Which reminded me that I wanted to find out just what flyers were likely to be good for besides sport.

“Will they ever be transporting large numbers of people as railroads are?” I asked.

“No,” said Wilbur. “That would be too expensive.”

“Or for carrying freight?”

“Nope.”

“They could be used for first-class mail,” put in Orville, hopefully.

“That’s about all in time of peace,” added Wilbur.

“And in war?”

“Chiefly for scouting, reconnoitering the enemies position, and so on.”

Not for transporting troops?”

“No – you’d need too many of them.”

“Or for dropping bombs and things on people?”

“Of yes – you never can tell,” said Wilbur cold-bloodedly.

“Would they make forts and battleships useless?”

“No, I guess not.”

“So, to come back to the realm of sport, they’ll be the automobiles of the air?”

“With no tires to burst,” said Wilbur.

“And when every respectable family in Fifth Avenue and the upper west side has one or two flyers, and the air is full of them in pleasant weather, what will be the possibilities of a summer trip to San Francisco?"

There was a pause, then:

“That’ll be practicable enough,” said Orville quietly. “By that time there are sure to be stations in every town for landing and launching of flying machines and the supply of gasoline. And so you could make the San Francisco trip in stages of say 500 miles, flying, say, ten hours a day. The figures are only approximate, but they are well within present possibilities. That would make it an easy six-day trip, and, of course, you could shorten the time by flying twelve, fourteen or more hours each day.
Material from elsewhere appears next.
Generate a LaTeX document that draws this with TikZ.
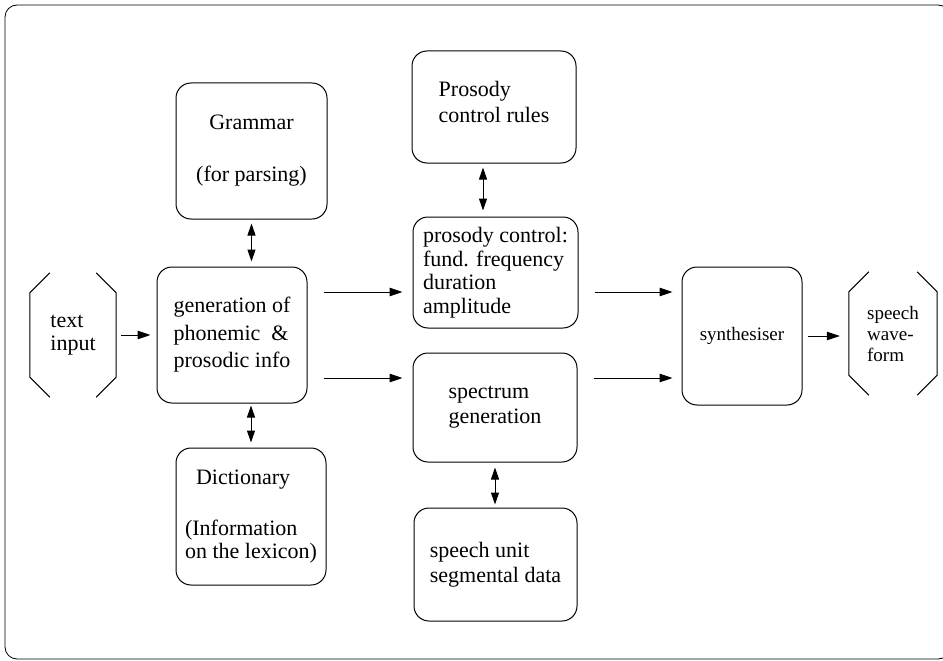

The thought of gliding as swift and as straight as the wild geese over the Rockies and the Sierra, prairies, canyons, deserts, by sunlight or starlight, was a breath-taking one to be launched so confidently by a harmless looking young man under the drowsy glances of well-fed perambulating hotel guests.

Wilbur didn’t seem to care. He even yawned.
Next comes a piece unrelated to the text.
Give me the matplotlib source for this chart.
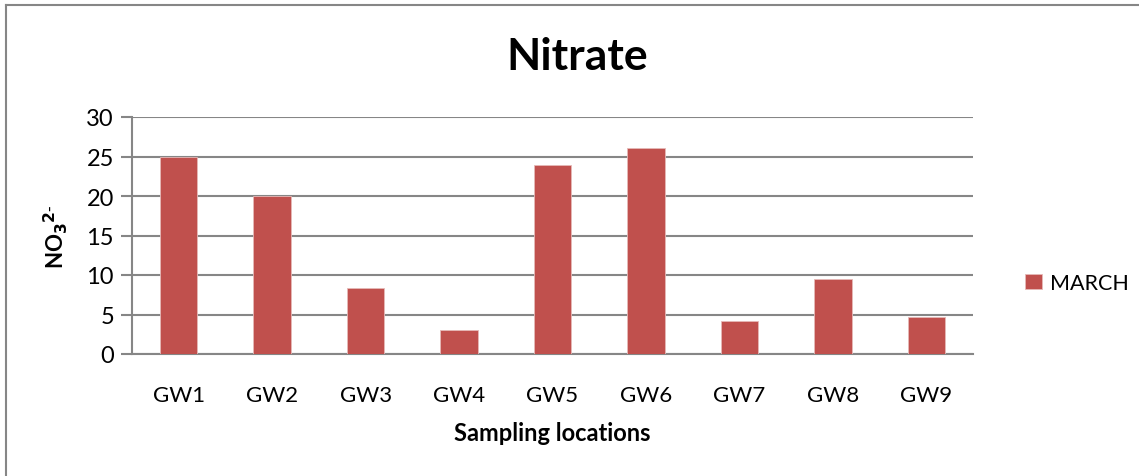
import matplotlib.pyplot as plt
from matplotlib.lines import Line2D

# Data
locations = ['GW1', 'GW2', 'GW3', 'GW4', 'GW5', 'GW6', 'GW7', 'GW8', 'GW9']
march = [25.0, 20.0, 8.4, 3.0, 23.9, 26.1, 4.2, 9.5, 4.7]
yticks = [0, 5, 10, 15, 20, 25, 30]

plt.rcParams['font.family'] = ['Lato', 'DejaVu Sans']

fig = plt.figure(figsize=(11.39, 4.77), dpi=100)
W, H = 1139, 477

# axes placed in pixel terms: left 132, right 973, top 118, bottom 355
ax = fig.add_axes([132 / W, 1 - 355 / H, (973 - 132) / W, (355 - 118) / H])

ax.bar(range(len(locations)), march, width=0.4, color='#C0504D',
       edgecolor='#E6B9B8', linewidth=0.6, label='MARCH', zorder=3)

ax.set_xlim(-0.5, len(locations) - 0.5)
ax.set_ylim(0, 30)
ax.set_yticks(yticks)
ax.set_xticks(range(len(locations)))
ax.set_xticklabels(locations)

ax.grid(axis='y', color='#868686', linewidth=1.5, zorder=0)
for side in ['top', 'right']:
    ax.spines[side].set_visible(False)
ax.spines['left'].set_color('#868686')
ax.spines['left'].set_linewidth(1.5)
ax.spines['bottom'].set_color('#868686')
ax.spines['bottom'].set_linewidth(1.5)

ax.tick_params(axis='y', length=8, width=1.5, color='#868686', labelsize=17, pad=5)
ax.tick_params(axis='x', length=0, labelsize=16, pad=22)

ax.set_xlabel('Sampling locations', fontsize=17, fontweight='bold', labelpad=12)
ax.set_ylabel(r'NO$_\mathbf{3}$$^\mathbf{2\text{-}}$', fontsize=16, fontweight='bold', labelpad=12)

fig.text(577 / W, 1 - 57 / H, 'Nitrate', fontsize=32, fontweight='bold',
         ha='center', va='center')

ax.legend(loc='center left', bbox_to_anchor=(1006 / W, 1 - 284 / H),
          bbox_transform=fig.transFigure, frameon=False, fontsize=15.5,
          handlelength=0.75, handleheight=0.75, handletextpad=0.4)

# outer chart border: only the left and top edges are visible
fig.add_artist(Line2D([6 / W, 6 / W], [0, 1 - 6 / H], transform=fig.transFigure,
                      color='#868686', linewidth=1.5))
fig.add_artist(Line2D([6 / W, 1], [1 - 6 / H, 1 - 6 / H], transform=fig.transFigure,
                      color='#868686', linewidth=1.5))

fig.savefig('out.png', dpi=100)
“It seems to me,” said I, “that your flyers might prove very useful for reaching inaccessible places like Death Valley?”

“Very,” said Wilbur sententiously.

“And the tops of unexplored mountains.”

“Why, Dr. Cook could climb Mount McKinley with one of our flyers,” said Wilbur with a grin.
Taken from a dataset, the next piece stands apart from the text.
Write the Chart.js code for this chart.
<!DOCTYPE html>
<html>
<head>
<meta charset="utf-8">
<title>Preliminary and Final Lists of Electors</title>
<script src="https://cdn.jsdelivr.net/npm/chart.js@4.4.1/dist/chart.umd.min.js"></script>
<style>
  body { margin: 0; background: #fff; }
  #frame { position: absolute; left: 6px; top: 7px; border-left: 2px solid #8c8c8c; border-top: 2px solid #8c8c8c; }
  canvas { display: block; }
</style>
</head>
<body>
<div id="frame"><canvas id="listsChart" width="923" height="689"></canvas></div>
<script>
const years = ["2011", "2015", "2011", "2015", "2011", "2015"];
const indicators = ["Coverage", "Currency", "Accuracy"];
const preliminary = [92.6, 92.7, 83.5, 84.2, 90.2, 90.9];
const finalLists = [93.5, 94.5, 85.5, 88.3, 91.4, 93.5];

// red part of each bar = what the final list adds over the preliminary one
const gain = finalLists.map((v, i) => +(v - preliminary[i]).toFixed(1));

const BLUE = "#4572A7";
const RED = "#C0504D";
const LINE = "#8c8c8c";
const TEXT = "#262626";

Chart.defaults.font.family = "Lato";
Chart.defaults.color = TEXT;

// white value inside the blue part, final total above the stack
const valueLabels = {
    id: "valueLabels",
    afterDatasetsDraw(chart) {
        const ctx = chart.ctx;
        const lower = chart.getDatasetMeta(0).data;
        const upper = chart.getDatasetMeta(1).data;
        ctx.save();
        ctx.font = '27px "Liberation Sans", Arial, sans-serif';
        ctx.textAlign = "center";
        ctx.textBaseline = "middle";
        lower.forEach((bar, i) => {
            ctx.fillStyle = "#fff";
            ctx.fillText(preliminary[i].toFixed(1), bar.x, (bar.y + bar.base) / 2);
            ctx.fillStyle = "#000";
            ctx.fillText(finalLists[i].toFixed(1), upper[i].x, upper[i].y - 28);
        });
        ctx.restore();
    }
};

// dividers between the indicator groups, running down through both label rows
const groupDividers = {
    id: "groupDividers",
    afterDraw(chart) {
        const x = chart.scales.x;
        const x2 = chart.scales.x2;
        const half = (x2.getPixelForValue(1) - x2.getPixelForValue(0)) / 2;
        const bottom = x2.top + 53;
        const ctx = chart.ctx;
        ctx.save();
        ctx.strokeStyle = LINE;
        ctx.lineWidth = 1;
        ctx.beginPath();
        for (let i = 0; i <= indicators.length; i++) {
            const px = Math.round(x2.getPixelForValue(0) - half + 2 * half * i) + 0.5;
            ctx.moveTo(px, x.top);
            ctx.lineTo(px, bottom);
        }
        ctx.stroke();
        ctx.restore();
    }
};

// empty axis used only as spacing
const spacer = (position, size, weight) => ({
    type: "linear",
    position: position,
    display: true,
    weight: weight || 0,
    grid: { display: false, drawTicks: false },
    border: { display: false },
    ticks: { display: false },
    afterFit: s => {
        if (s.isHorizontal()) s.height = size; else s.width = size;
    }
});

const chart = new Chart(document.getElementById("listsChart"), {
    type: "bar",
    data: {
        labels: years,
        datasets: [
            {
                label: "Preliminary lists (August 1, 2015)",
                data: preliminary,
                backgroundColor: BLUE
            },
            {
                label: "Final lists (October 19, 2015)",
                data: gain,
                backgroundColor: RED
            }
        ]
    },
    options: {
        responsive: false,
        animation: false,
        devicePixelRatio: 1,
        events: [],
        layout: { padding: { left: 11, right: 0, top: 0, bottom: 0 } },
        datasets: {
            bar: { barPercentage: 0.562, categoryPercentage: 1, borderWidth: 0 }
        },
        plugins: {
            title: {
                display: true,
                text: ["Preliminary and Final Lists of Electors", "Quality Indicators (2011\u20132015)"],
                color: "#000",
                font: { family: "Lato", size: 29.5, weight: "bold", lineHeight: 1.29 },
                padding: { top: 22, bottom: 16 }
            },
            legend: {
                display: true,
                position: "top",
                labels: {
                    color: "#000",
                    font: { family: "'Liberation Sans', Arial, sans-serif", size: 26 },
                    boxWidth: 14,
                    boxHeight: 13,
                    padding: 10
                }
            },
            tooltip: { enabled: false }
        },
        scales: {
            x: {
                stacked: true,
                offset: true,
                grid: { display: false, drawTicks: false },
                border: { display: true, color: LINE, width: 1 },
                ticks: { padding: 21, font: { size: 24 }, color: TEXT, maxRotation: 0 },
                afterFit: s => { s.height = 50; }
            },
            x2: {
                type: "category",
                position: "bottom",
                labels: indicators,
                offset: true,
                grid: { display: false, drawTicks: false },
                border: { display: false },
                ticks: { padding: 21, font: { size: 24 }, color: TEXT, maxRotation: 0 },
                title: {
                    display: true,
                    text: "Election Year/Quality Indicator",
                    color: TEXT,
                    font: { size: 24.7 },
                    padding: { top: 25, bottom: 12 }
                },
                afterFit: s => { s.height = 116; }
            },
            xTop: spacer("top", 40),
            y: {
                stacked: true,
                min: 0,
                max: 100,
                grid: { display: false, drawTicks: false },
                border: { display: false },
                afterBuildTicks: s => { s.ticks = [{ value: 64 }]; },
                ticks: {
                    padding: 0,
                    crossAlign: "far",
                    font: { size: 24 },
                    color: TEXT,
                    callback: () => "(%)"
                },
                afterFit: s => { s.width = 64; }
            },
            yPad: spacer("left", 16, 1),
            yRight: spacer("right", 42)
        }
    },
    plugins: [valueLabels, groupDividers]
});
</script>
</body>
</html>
“But to come nearer home,” I went on, “what is the best you can do for the plain business man after an exhausting day downtown.

Wilbur looked to Orville as the authority on that sort of thing, and Orville looked embarrassed, but did his best.

“If he didn’t want to make a trip to any particular place he could fly up to a great height, shut off the motor and soar about on ascending currents of air as the great birds do.”

“But, good gracious,” I exclaimed, “that’s far too beautiful for business men – that ought to be reserved for poets.”

“Poets!” drawled Wilbur with a fine scorn. “I guess that poets will do most of their soaring in their minds.”

“As of old,” I assented. – though I knew he didn’t mean it in that way. “They don’t really need the Wright flyer, and perhaps business men do.
 

And straightaway I had a vision of Mr. Morgan, Mr. Stillman and a Gould and Vanderbilt or two climbing cloudward after business to drink in the ozone far above the Metropolitan tower, swimming lazy spirals in the pink and blue sunbeams and planning Wall street coups for next morning, while below on a bench in Madison Square already overtaken by night –
 


Wilbur's and Orville's reaction to an embarrassing question from Kate.

Well, you know that sort of thing I mean – tattered poet munching on a crust and dreaming and immortal dream of empyrean. Yes, I think it is a rather pretty idea, thank you.

“Your $7,500 flyers,” I said to the Wright brothers, “will prove very useful, I should think, to establishing a safe and somewhat aloof aristocracy. At last we shall learn to look up to our betters. I only hope they don’t take to dropping things on our faces.”

“I don’t approve of flying over cities,” said Wilbur. “It’s dangerous.”

It was odd to think of the noblest sport man has ever attained to – or ever will, perhaps – having been perfected and well-nigh monopolized by these very matter-of-fact young men.

“Which of you was the first to think of flying,” I asked.

Wilbur – I don’t know.

Orville – I guess we both thought of it together, didn’t we?

Wilbur – It kind of developed.

Orville – You said one day that you’d like to fly.

Aunt Kate – But which of you –

Wilbur and Orville – I dunno. It just grew.

“Does it give you any emotion,” I began, but Wilbur looked so bewildered that I changed that form of question to: “How do you like being the Kings of the Air?”

But it was really cruel. Orville clutched at his brow and grabbed the leg of his chair for support. Wilbur’s grim gaiety congealed into a ghastly smile. Remorsefully, I hastened to ensure them that they needn’t answer and to prove my good faith, I took my leave, saying as we shook hands:

“I’m afraid this has been quite an ordeal for you.”

“Oh, it might have been worse,” said Wilbur with cautious gallantry – and they stood watching me as I marched away.


The brothers watch as the embarrassed Ms. Carew beats a hasty retreat.